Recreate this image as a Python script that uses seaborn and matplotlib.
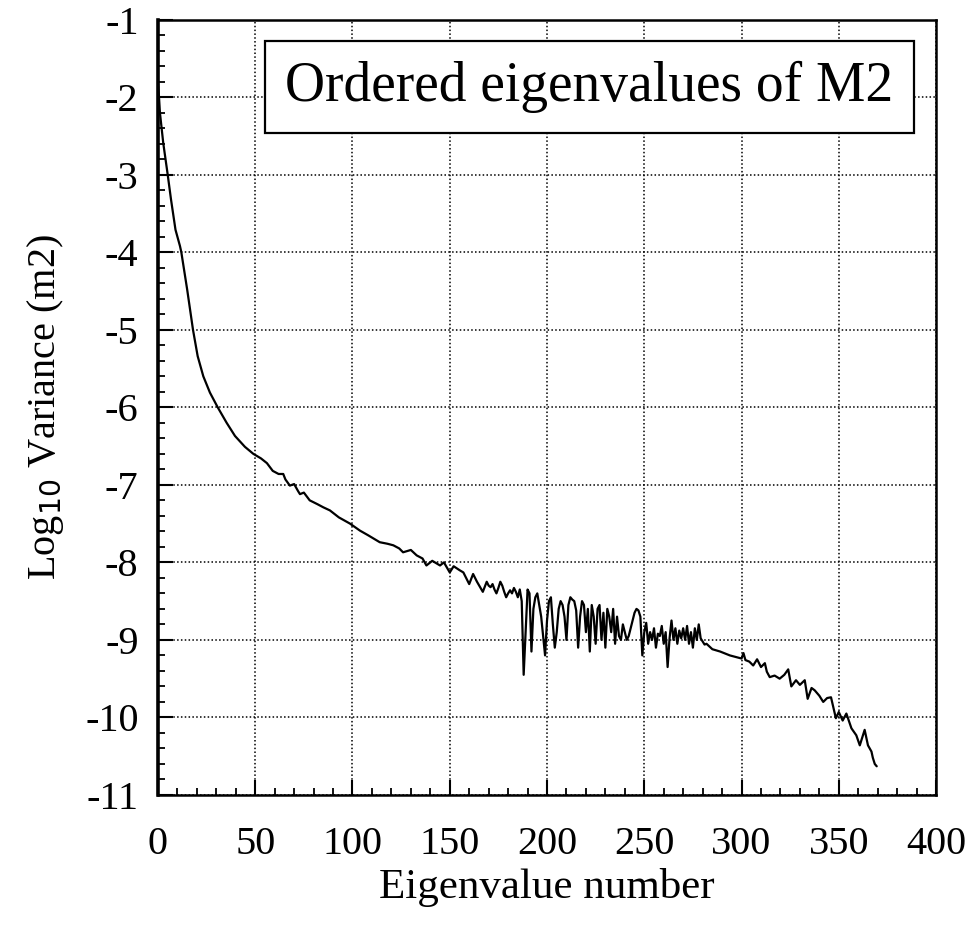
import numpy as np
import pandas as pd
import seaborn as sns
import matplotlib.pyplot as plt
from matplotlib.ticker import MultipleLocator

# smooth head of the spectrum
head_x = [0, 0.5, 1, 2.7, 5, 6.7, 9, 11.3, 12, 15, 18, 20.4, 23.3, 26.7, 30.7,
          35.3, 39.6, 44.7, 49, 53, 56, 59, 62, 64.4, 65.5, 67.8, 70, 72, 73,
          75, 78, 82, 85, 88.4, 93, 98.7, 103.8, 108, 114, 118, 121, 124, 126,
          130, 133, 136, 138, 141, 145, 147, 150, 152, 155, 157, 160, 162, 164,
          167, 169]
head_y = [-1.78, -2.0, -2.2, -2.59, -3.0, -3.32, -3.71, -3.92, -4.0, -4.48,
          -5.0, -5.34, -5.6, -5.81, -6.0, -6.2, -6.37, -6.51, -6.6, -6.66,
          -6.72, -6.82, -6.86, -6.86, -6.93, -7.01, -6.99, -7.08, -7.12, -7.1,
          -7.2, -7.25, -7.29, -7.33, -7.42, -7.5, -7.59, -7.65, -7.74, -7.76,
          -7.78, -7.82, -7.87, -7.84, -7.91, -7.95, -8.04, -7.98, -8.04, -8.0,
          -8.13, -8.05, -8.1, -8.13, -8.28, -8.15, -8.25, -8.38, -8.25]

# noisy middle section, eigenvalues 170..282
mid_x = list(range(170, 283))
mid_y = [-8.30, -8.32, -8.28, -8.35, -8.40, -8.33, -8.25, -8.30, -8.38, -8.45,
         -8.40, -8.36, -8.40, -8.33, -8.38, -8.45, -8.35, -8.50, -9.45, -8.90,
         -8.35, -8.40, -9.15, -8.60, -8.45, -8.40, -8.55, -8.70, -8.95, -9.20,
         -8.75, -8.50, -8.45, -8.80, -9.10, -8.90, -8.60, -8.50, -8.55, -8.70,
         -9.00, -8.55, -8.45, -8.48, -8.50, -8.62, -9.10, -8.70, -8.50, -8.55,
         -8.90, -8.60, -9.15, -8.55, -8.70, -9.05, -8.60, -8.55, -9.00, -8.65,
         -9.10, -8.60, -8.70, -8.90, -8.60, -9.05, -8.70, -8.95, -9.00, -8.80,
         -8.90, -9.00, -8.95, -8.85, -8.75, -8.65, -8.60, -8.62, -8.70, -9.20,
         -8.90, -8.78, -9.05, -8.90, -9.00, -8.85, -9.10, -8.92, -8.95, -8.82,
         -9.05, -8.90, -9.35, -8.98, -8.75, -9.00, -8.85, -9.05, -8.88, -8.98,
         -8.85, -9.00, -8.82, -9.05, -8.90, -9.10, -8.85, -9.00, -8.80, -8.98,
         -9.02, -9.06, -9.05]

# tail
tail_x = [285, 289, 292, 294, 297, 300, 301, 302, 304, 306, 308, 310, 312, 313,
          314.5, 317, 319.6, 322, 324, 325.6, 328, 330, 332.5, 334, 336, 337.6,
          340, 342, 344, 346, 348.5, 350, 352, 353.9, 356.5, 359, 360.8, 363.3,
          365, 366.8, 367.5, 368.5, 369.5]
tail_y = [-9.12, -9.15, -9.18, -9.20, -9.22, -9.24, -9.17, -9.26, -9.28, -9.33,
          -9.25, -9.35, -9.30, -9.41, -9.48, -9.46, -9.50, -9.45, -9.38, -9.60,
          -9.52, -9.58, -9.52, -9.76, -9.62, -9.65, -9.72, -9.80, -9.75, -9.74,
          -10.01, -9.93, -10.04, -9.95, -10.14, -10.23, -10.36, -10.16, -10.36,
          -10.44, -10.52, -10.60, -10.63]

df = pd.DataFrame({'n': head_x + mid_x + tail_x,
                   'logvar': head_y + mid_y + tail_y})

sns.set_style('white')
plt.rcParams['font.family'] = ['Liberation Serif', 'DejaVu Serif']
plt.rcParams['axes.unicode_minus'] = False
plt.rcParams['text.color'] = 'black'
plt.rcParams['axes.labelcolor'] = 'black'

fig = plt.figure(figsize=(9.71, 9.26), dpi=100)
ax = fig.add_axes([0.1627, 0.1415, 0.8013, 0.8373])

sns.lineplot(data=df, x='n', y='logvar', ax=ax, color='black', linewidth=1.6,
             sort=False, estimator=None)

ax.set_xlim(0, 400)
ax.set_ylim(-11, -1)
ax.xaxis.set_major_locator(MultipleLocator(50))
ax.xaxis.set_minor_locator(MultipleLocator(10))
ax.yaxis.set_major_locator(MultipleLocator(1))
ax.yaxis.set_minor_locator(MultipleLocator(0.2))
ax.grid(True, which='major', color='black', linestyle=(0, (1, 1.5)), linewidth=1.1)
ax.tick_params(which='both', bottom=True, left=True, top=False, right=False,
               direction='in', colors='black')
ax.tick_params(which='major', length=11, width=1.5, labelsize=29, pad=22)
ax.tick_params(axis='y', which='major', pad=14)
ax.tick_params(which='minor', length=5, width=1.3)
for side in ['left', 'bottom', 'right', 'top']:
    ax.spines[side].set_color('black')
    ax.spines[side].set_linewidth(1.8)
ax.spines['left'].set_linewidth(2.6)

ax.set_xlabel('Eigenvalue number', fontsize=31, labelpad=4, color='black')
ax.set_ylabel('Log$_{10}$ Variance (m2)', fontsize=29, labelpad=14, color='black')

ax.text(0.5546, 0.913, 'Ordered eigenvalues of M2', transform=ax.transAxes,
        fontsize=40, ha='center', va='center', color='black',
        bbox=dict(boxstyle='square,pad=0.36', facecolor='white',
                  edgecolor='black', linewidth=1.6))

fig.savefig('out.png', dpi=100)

◆ **Short problem**: Repeat, word for word and with no pictures, only the lines running from the beginning of the data to the line that contains "-9.02, -9.06, -9.05]".

◆ **Solved problem**:
Recreate this image as a Python script that uses seaborn and matplotlib.
import numpy as np
import pandas as pd
import seaborn as sns
import matplotlib.pyplot as plt
from matplotlib.ticker import MultipleLocator

# smooth head of the spectrum
head_x = [0, 0.5, 1, 2.7, 5, 6.7, 9, 11.3, 12, 15, 18, 20.4, 23.3, 26.7, 30.7,
          35.3, 39.6, 44.7, 49, 53, 56, 59, 62, 64.4, 65.5, 67.8, 70, 72, 73,
          75, 78, 82, 85, 88.4, 93, 98.7, 103.8, 108, 114, 118, 121, 124, 126,
          130, 133, 136, 138, 141, 145, 147, 150, 152, 155, 157, 160, 162, 164,
          167, 169]
head_y = [-1.78, -2.0, -2.2, -2.59, -3.0, -3.32, -3.71, -3.92, -4.0, -4.48,
          -5.0, -5.34, -5.6, -5.81, -6.0, -6.2, -6.37, -6.51, -6.6, -6.66,
          -6.72, -6.82, -6.86, -6.86, -6.93, -7.01, -6.99, -7.08, -7.12, -7.1,
          -7.2, -7.25, -7.29, -7.33, -7.42, -7.5, -7.59, -7.65, -7.74, -7.76,
          -7.78, -7.82, -7.87, -7.84, -7.91, -7.95, -8.04, -7.98, -8.04, -8.0,
          -8.13, -8.05, -8.1, -8.13, -8.28, -8.15, -8.25, -8.38, -8.25]

# noisy middle section, eigenvalues 170..282
mid_x = list(range(170, 283))
mid_y = [-8.30, -8.32, -8.28, -8.35, -8.40, -8.33, -8.25, -8.30, -8.38, -8.45,
         -8.40, -8.36, -8.40, -8.33, -8.38, -8.45, -8.35, -8.50, -9.45, -8.90,
         -8.35, -8.40, -9.15, -8.60, -8.45, -8.40, -8.55, -8.70, -8.95, -9.20,
         -8.75, -8.50, -8.45, -8.80, -9.10, -8.90, -8.60, -8.50, -8.55, -8.70,
         -9.00, -8.55, -8.45, -8.48, -8.50, -8.62, -9.10, -8.70, -8.50, -8.55,
         -8.90, -8.60, -9.15, -8.55, -8.70, -9.05, -8.60, -8.55, -9.00, -8.65,
         -9.10, -8.60, -8.70, -8.90, -8.60, -9.05, -8.70, -8.95, -9.00, -8.80,
         -8.90, -9.00, -8.95, -8.85, -8.75, -8.65, -8.60, -8.62, -8.70, -9.20,
         -8.90, -8.78, -9.05, -8.90, -9.00, -8.85, -9.10, -8.92, -8.95, -8.82,
         -9.05, -8.90, -9.35, -8.98, -8.75, -9.00, -8.85, -9.05, -8.88, -8.98,
         -8.85, -9.00, -8.82, -9.05, -8.90, -9.10, -8.85, -9.00, -8.80, -8.98,
         -9.02, -9.06, -9.05]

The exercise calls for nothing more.